--- Start Given information ---

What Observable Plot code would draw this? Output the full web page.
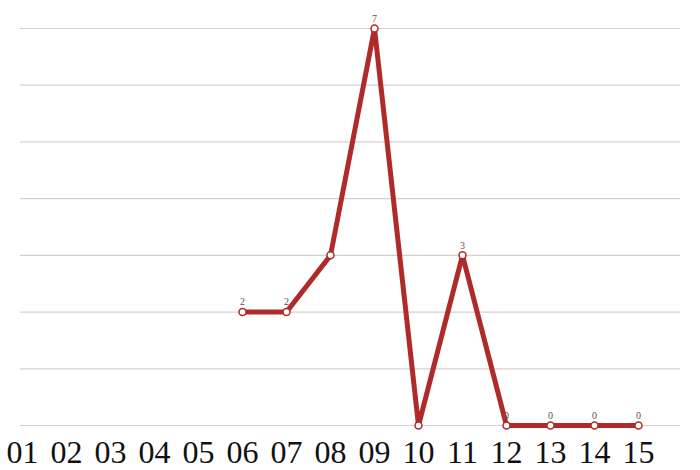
<!DOCTYPE html>
<html><head><meta charset="utf-8">
<script src="https://cdn.jsdelivr.net/npm/d3@7"></script>
<script src="https://cdn.jsdelivr.net/npm/@observablehq/plot@0.6"></script>
<style>body{margin:0;background:#fff}</style>
</head><body><div id="chart"></div>
<script>
const categories = ["01","02","03","04","05","06","07","08","09","10","11","12","13","14","15"];
const values = [null,null,null,null,null,2,2,3,7,0,3,0,0,0,0];
const pointLabels = ["","","","","","2","2","","7","","3","0","0","0","0"];
const yTicks = [0,1,2,3,4,5,6,7];

const data = categories.map((c,i)=>({cat:c, v:values[i], lab:pointLabels[i]}));
const present = data.filter(d=>d.v!==null);

const chart = Plot.plot({
  width:700, height:470,
  marginLeft:20, marginRight:20, marginTop:28, marginBottom:45,
  insetRight:40,
  x:{type:"point", domain:categories, padding:0, label:null},
  y:{domain:[0,7], label:null, ticks:yTicks, axis:null},
  style:{fontFamily:"'Liberation Serif', serif", background:"#fff", overflow:"visible"},
  marks:[
    Plot.ruleY(yTicks, {stroke:"#dccdcd", strokeWidth:1.2}),
    Plot.axisX({tickSize:0, tickPadding:15, fontSize:32, fill:"#111", fontFamily:"'Liberation Serif', serif"}),
    Plot.line(present, {x:"cat", y:"v", stroke:"#b02a2a", strokeWidth:5, strokeLinejoin:"round"}),
    Plot.dot(present, {x:"cat", y:"v", r:3.5, fill:"#fff", stroke:"#b02a2a", strokeWidth:1.5}),
    Plot.text(present, {x:"cat", y:"v", text:"lab", dy:-10, fontSize:10, fill:"#6d4a4a"})
  ]
});
document.getElementById("chart").appendChild(chart);
</script>
</body></html>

--- End Given information ---

**Task to complete:** Restate the listing above word for word, and skip the pictures.

**Response below:**
What Observable Plot code would draw this? Output the full web page.
<!DOCTYPE html>
<html><head><meta charset="utf-8">
<script src="https://cdn.jsdelivr.net/npm/d3@7"></script>
<script src="https://cdn.jsdelivr.net/npm/@observablehq/plot@0.6"></script>
<style>body{margin:0;background:#fff}</style>
</head><body><div id="chart"></div>
<script>
const categories = ["01","02","03","04","05","06","07","08","09","10","11","12","13","14","15"];
const values = [null,null,null,null,null,2,2,3,7,0,3,0,0,0,0];
const pointLabels = ["","","","","","2","2","","7","","3","0","0","0","0"];
const yTicks = [0,1,2,3,4,5,6,7];

const data = categories.map((c,i)=>({cat:c, v:values[i], lab:pointLabels[i]}));
const present = data.filter(d=>d.v!==null);

const chart = Plot.plot({
  width:700, height:470,
  marginLeft:20, marginRight:20, marginTop:28, marginBottom:45,
  insetRight:40,
  x:{type:"point", domain:categories, padding:0, label:null},
  y:{domain:[0,7], label:null, ticks:yTicks, axis:null},
  style:{fontFamily:"'Liberation Serif', serif", background:"#fff", overflow:"visible"},
  marks:[
    Plot.ruleY(yTicks, {stroke:"#dccdcd", strokeWidth:1.2}),
    Plot.axisX({tickSize:0, tickPadding:15, fontSize:32, fill:"#111", fontFamily:"'Liberation Serif', serif"}),
    Plot.line(present, {x:"cat", y:"v", stroke:"#b02a2a", strokeWidth:5, strokeLinejoin:"round"}),
    Plot.dot(present, {x:"cat", y:"v", r:3.5, fill:"#fff", stroke:"#b02a2a", strokeWidth:1.5}),
    Plot.text(present, {x:"cat", y:"v", text:"lab", dy:-10, fontSize:10, fill:"#6d4a4a"})
  ]
});
document.getElementById("chart").appendChild(chart);
</script>
</body></html>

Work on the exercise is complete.